__What you need to do__:
Retype nothing but the lines from the start of the material up to and including the line with "const rightTicks = [1, 4.5, 0.5];". Pictures don't belong in the copy.

__Raw data__:
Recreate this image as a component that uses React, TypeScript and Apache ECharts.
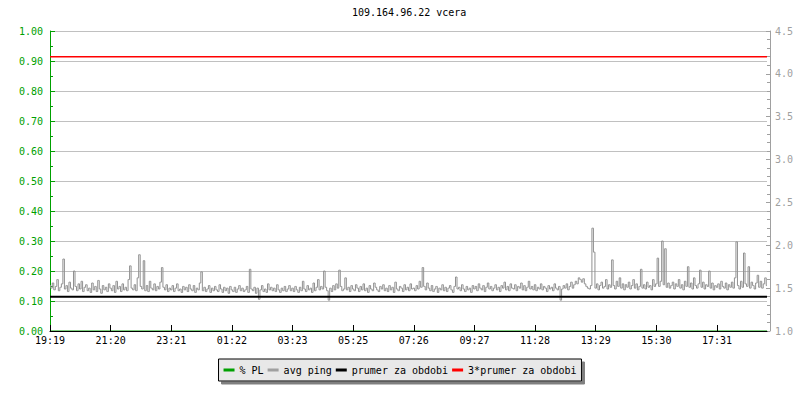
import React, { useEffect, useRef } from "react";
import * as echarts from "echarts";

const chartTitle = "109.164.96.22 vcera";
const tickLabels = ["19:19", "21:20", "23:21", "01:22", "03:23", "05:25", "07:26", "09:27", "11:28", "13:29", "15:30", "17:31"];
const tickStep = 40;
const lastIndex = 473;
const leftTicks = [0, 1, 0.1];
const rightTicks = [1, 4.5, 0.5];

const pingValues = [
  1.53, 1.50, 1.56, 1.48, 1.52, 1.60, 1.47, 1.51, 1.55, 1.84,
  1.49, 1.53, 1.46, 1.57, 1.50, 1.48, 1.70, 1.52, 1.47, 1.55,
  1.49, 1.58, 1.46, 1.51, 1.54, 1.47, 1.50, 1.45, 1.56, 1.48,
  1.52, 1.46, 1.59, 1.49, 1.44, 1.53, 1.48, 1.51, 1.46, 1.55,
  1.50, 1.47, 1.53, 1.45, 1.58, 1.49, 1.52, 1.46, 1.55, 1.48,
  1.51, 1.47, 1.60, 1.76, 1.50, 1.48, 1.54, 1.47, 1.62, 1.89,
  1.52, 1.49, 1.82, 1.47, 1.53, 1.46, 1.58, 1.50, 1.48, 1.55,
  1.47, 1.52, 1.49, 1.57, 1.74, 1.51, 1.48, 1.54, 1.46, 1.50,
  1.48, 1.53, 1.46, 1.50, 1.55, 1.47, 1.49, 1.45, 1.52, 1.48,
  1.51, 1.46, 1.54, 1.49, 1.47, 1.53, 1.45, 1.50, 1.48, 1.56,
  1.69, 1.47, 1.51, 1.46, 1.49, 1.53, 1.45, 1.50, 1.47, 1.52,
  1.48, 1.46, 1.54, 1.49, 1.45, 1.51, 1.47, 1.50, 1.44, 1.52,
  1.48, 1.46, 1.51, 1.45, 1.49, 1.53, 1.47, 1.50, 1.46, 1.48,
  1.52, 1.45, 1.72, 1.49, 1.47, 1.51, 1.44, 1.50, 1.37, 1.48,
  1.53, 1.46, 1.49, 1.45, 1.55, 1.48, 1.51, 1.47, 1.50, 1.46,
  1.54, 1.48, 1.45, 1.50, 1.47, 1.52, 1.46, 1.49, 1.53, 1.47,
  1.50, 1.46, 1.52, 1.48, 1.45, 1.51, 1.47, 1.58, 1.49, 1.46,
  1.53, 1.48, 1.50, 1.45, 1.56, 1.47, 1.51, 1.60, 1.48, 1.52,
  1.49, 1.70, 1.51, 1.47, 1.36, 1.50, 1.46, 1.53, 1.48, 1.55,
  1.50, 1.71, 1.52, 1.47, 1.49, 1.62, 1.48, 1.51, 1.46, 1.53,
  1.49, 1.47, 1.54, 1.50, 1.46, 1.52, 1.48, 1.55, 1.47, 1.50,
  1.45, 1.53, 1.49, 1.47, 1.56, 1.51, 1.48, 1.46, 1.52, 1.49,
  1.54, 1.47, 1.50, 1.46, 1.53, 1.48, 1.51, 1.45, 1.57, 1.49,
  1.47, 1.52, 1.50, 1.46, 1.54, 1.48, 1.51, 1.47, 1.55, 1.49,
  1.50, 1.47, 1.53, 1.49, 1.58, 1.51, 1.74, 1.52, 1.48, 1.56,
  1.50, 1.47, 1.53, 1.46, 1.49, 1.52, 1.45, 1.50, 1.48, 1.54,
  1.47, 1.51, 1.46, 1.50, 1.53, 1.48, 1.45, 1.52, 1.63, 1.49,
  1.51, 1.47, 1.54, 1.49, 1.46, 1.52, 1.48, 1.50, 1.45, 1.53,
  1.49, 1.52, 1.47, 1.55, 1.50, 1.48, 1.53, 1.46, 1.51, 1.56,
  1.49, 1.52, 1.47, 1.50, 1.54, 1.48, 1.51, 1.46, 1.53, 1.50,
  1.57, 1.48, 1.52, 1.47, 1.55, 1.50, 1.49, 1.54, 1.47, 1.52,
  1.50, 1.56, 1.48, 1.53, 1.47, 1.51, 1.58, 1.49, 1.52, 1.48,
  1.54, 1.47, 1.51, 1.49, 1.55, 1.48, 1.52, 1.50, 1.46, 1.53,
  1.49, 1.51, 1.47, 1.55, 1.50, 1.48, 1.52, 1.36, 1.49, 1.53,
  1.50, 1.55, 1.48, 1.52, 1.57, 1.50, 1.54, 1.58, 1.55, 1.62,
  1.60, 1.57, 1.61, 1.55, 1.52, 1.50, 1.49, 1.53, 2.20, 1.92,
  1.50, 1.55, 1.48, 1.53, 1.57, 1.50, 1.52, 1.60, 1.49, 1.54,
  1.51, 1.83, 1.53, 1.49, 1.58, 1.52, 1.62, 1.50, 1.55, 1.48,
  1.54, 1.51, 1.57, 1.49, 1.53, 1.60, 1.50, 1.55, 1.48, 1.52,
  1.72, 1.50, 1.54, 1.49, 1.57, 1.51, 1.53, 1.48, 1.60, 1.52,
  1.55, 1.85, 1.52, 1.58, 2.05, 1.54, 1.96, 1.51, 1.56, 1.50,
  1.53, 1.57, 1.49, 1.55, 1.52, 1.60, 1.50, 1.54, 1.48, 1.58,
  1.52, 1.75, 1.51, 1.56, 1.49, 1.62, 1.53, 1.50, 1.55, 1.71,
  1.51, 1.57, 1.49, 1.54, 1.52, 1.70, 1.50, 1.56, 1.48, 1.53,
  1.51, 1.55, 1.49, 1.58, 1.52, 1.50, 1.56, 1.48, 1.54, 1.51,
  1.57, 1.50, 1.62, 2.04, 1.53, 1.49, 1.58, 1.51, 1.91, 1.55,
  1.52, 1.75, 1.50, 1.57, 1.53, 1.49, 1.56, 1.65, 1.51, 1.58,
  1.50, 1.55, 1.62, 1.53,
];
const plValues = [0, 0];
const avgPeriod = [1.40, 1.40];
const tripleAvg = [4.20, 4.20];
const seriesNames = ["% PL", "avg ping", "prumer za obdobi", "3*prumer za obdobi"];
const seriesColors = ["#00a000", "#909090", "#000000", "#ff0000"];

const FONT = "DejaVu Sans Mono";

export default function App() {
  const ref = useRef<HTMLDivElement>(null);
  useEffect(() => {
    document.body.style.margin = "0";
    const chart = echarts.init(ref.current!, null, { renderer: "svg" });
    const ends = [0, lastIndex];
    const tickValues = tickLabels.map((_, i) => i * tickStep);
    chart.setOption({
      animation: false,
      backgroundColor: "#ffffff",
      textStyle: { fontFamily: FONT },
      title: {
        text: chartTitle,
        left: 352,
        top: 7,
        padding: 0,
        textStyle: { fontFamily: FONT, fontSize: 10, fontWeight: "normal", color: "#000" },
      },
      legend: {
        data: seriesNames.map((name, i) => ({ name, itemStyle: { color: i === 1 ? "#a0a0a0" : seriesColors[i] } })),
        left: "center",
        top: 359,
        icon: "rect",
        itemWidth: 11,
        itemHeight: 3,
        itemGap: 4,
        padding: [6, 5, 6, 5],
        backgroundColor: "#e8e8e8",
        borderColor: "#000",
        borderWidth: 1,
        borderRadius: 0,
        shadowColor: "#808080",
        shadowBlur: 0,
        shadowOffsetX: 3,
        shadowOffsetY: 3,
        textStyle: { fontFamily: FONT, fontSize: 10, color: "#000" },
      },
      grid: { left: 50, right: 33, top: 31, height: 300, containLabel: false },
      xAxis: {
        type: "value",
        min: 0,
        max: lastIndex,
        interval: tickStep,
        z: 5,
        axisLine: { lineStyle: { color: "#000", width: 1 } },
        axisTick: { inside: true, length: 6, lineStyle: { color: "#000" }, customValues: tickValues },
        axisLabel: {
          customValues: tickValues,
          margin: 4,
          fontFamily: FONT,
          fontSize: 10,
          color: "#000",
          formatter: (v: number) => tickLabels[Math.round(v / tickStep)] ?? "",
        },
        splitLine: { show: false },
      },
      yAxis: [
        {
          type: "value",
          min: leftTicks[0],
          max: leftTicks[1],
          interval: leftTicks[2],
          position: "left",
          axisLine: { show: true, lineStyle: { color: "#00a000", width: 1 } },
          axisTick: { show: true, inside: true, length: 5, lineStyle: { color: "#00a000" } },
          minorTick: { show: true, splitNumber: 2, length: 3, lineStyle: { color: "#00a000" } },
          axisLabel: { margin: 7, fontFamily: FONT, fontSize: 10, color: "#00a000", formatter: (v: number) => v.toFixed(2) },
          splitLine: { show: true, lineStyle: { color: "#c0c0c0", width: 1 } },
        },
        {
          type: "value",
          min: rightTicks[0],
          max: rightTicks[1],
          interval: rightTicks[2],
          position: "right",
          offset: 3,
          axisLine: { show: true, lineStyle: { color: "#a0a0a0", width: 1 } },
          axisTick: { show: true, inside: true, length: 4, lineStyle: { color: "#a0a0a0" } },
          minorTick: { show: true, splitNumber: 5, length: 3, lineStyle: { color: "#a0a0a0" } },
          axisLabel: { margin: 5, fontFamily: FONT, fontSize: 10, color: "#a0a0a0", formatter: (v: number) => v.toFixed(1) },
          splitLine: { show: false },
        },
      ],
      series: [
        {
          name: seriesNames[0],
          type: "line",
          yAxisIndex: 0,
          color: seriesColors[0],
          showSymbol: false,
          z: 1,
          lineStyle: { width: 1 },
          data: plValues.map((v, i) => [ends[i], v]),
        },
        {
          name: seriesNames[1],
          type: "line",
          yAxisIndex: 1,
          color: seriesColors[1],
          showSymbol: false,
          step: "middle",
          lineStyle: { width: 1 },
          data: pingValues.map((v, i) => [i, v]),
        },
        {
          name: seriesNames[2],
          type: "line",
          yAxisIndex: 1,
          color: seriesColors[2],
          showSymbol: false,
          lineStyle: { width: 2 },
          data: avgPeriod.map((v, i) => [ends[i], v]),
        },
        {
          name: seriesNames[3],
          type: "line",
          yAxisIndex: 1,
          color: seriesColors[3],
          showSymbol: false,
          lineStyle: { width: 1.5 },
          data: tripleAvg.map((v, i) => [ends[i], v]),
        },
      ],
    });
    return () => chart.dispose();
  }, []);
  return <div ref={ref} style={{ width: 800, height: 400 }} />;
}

__Task answer__:
Recreate this image as a component that uses React, TypeScript and Apache ECharts.
import React, { useEffect, useRef } from "react";
import * as echarts from "echarts";

const chartTitle = "109.164.96.22 vcera";
const tickLabels = ["19:19", "21:20", "23:21", "01:22", "03:23", "05:25", "07:26", "09:27", "11:28", "13:29", "15:30", "17:31"];
const tickStep = 40;
const lastIndex = 473;
const leftTicks = [0, 1, 0.1];
const rightTicks = [1, 4.5, 0.5];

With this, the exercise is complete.